CPA forms a high level of stress in the human brain. Therefore, individuals, addicted to the internet, have no time to react, focus on anything or decide thoughtfully; rather, they live in a permanent crisis and in anticipation of a new friend or of a new yet insincere message. This situation may become irresistible after a while. Therefore, digital natives should enhance their multitasking experiences instead of CPA regarding technology use by developing their self-control and self-regulation skills under the influence of cognitive overload.

Steps to Combat Continuous Partial Attention Syndrome:

Turn off notifications. 

Whether its the desktop computer at your workplace or the smartphone you always carry with you, for the love of god, turn off your notifications. That constant dinging, buzzing, and vibrating whenever something happens on Facebook or you get an email is contributing to your continuous partial attention disorder. Nothing’s so important that you should be continuously distracted all day long—have people call you if its an emergency.

Build a routine. 

Consistency breeds creativity. Having a set time and place for each task (and timeboxing your activities) let’s you off the hook when it comes to “always checking in.” When you know that you check and respond to emails between 4 P.M. and 5 P.M., you are not stressing about them all through the afternoon.

Practice galumphing. 

Galumphing is doing something ordinary (taking a walk) in a frivolous, playful way (skipping, whistling a tune, doing cartwheels). A little bit of whimsy in your day-to-day life can refocus your attention and promote awareness. After all, it’s hard to check your smartphone while you’re doing a cartwheel.

Appreciate the moment. 

The mundane, everyday moments of life are integral parts of your life too. Don’t fall into the trap of treasuring only the special, exalted times in your life—you will always be disappointed. Learning to be at peace with waiting is a special skill. Waiting offers an increasingly rare experience in our always-on world—a moment to pause and reflect.

Continuous Partial Attention (CPA) for eLearning:

The takeaway for understanding the difference between multitasking and CPA is this: organizations have to try harder to mold eLearning to their learners’ natural behaviors. Organizations have two choices: They can fight for that attention share with longer, more involved modules, or cater to waning attention spans by developing custom eLearning design and configuration that works in tandem with learner behavior.

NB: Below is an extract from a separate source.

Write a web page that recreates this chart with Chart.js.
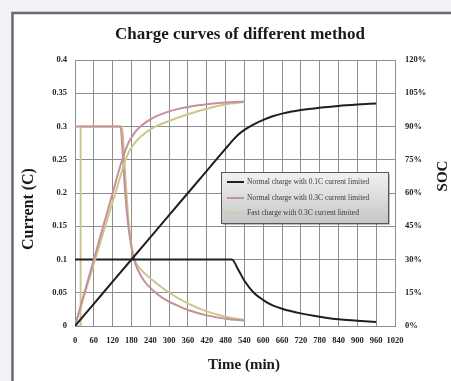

The idea of page-turning eLearning might work for multitaskers, but ultimately results in lackluster information absorption. Instead of experiencing the material fully, it’s seen as just another item on the to-do list. Instead, integrating CPA delivery into existing modules in short, pithy, three-to-five minute bursts means learners can listen to an audio clip, play through a few levels on a gamified module, or watch a video, all while their attention is split. Relying less on eyes-on-the-screen eLearning means learners are more likely to tune in and, since they aren’t rushing to get through the module, actually absorb the information more effectively.